Code that draws figures:
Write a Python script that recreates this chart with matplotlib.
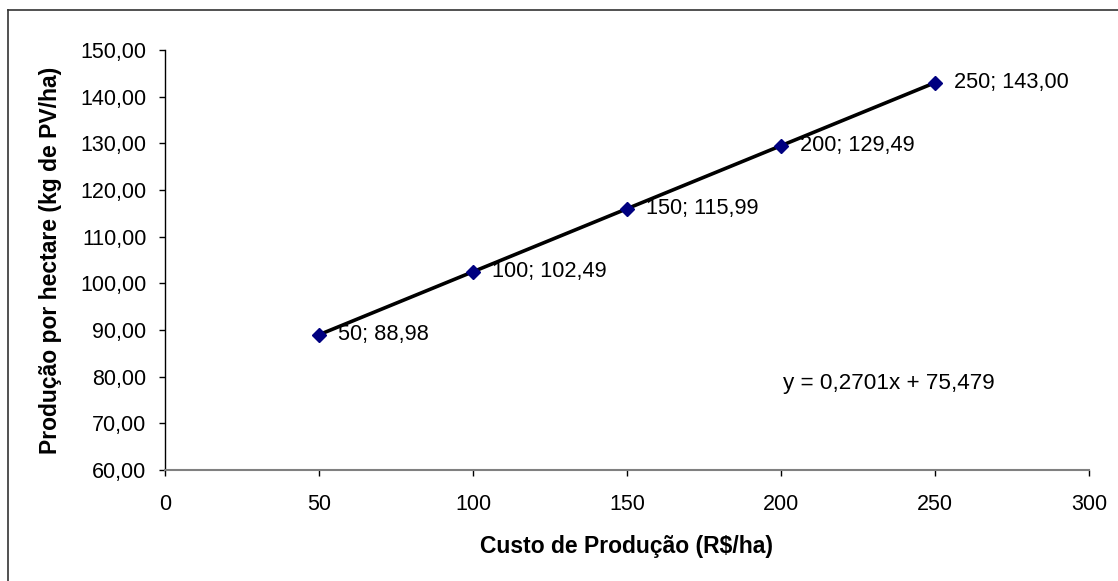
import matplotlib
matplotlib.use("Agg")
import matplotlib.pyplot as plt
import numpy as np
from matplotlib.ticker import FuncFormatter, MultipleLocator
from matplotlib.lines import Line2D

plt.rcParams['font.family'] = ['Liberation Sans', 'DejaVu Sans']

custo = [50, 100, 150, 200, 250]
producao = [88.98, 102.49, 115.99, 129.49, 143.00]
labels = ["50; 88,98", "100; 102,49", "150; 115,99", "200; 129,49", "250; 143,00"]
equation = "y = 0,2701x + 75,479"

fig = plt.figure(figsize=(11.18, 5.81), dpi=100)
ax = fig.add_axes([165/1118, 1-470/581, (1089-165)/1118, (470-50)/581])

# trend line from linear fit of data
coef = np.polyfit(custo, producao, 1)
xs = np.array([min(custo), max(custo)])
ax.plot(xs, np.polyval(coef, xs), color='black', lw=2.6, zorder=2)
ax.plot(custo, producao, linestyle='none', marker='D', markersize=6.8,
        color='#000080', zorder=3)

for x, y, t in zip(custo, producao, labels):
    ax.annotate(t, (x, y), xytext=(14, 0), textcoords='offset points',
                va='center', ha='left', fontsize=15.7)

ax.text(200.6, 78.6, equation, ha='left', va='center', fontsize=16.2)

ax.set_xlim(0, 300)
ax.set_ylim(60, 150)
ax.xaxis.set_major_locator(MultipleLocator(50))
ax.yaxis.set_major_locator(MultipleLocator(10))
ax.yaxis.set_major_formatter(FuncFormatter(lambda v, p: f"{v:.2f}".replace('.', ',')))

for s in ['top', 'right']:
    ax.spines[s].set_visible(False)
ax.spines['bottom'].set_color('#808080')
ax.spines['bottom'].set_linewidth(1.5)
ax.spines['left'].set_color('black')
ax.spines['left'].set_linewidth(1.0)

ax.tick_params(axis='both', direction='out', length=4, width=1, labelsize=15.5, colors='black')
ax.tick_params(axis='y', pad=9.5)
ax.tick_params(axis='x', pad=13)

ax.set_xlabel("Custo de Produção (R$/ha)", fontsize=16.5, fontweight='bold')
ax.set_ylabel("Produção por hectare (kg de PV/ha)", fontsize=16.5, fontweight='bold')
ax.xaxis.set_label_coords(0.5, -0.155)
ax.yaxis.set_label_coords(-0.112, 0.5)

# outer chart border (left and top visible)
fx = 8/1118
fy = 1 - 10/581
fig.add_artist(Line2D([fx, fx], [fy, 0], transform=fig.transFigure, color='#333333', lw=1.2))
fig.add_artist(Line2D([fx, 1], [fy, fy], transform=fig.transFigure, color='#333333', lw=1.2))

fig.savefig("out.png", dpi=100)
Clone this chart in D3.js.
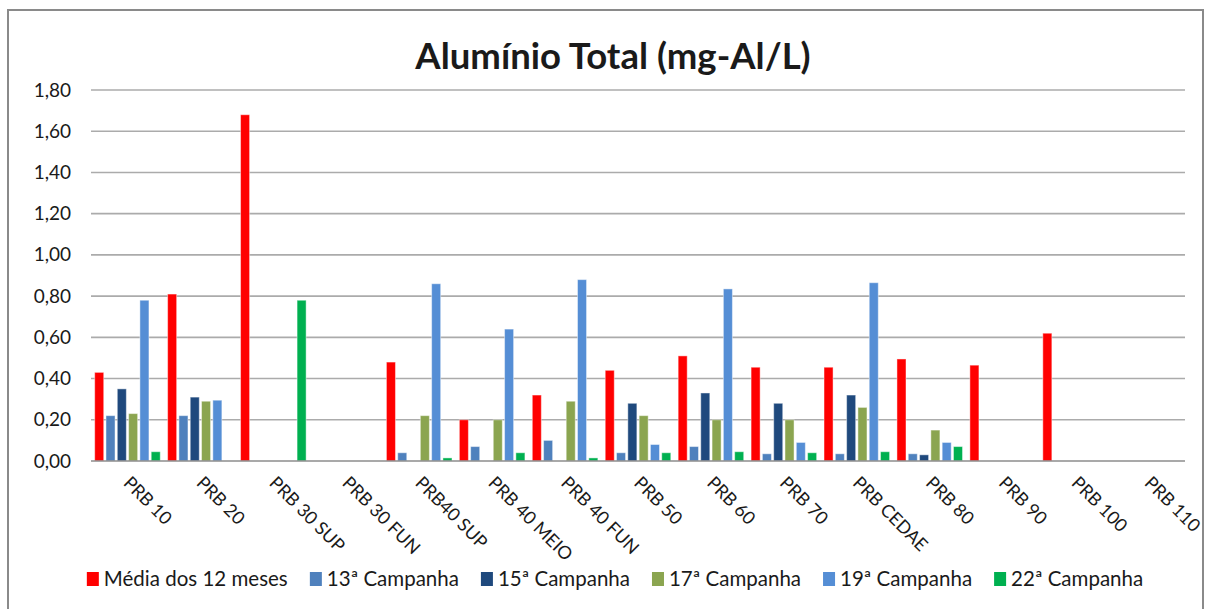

> [Written problem]:
Copy the whole listing above word for word but do not carry over the pictures.

> [The reply]:
Write a Python script that recreates this chart with matplotlib.
import matplotlib
matplotlib.use("Agg")
import matplotlib.pyplot as plt
import numpy as np
from matplotlib.ticker import FuncFormatter, MultipleLocator
from matplotlib.lines import Line2D

plt.rcParams['font.family'] = ['Liberation Sans', 'DejaVu Sans']

custo = [50, 100, 150, 200, 250]
producao = [88.98, 102.49, 115.99, 129.49, 143.00]
labels = ["50; 88,98", "100; 102,49", "150; 115,99", "200; 129,49", "250; 143,00"]
equation = "y = 0,2701x + 75,479"

fig = plt.figure(figsize=(11.18, 5.81), dpi=100)
ax = fig.add_axes([165/1118, 1-470/581, (1089-165)/1118, (470-50)/581])

# trend line from linear fit of data
coef = np.polyfit(custo, producao, 1)
xs = np.array([min(custo), max(custo)])
ax.plot(xs, np.polyval(coef, xs), color='black', lw=2.6, zorder=2)
ax.plot(custo, producao, linestyle='none', marker='D', markersize=6.8,
        color='#000080', zorder=3)

for x, y, t in zip(custo, producao, labels):
    ax.annotate(t, (x, y), xytext=(14, 0), textcoords='offset points',
                va='center', ha='left', fontsize=15.7)

ax.text(200.6, 78.6, equation, ha='left', va='center', fontsize=16.2)

ax.set_xlim(0, 300)
ax.set_ylim(60, 150)
ax.xaxis.set_major_locator(MultipleLocator(50))
ax.yaxis.set_major_locator(MultipleLocator(10))
ax.yaxis.set_major_formatter(FuncFormatter(lambda v, p: f"{v:.2f}".replace('.', ',')))

for s in ['top', 'right']:
    ax.spines[s].set_visible(False)
ax.spines['bottom'].set_color('#808080')
ax.spines['bottom'].set_linewidth(1.5)
ax.spines['left'].set_color('black')
ax.spines['left'].set_linewidth(1.0)

ax.tick_params(axis='both', direction='out', length=4, width=1, labelsize=15.5, colors='black')
ax.tick_params(axis='y', pad=9.5)
ax.tick_params(axis='x', pad=13)

ax.set_xlabel("Custo de Produção (R$/ha)", fontsize=16.5, fontweight='bold')
ax.set_ylabel("Produção por hectare (kg de PV/ha)", fontsize=16.5, fontweight='bold')
ax.xaxis.set_label_coords(0.5, -0.155)
ax.yaxis.set_label_coords(-0.112, 0.5)

# outer chart border (left and top visible)
fx = 8/1118
fy = 1 - 10/581
fig.add_artist(Line2D([fx, fx], [fy, 0], transform=fig.transFigure, color='#333333', lw=1.2))
fig.add_artist(Line2D([fx, 1], [fy, fy], transform=fig.transFigure, color='#333333', lw=1.2))

fig.savefig("out.png", dpi=100)
Clone this chart in D3.js.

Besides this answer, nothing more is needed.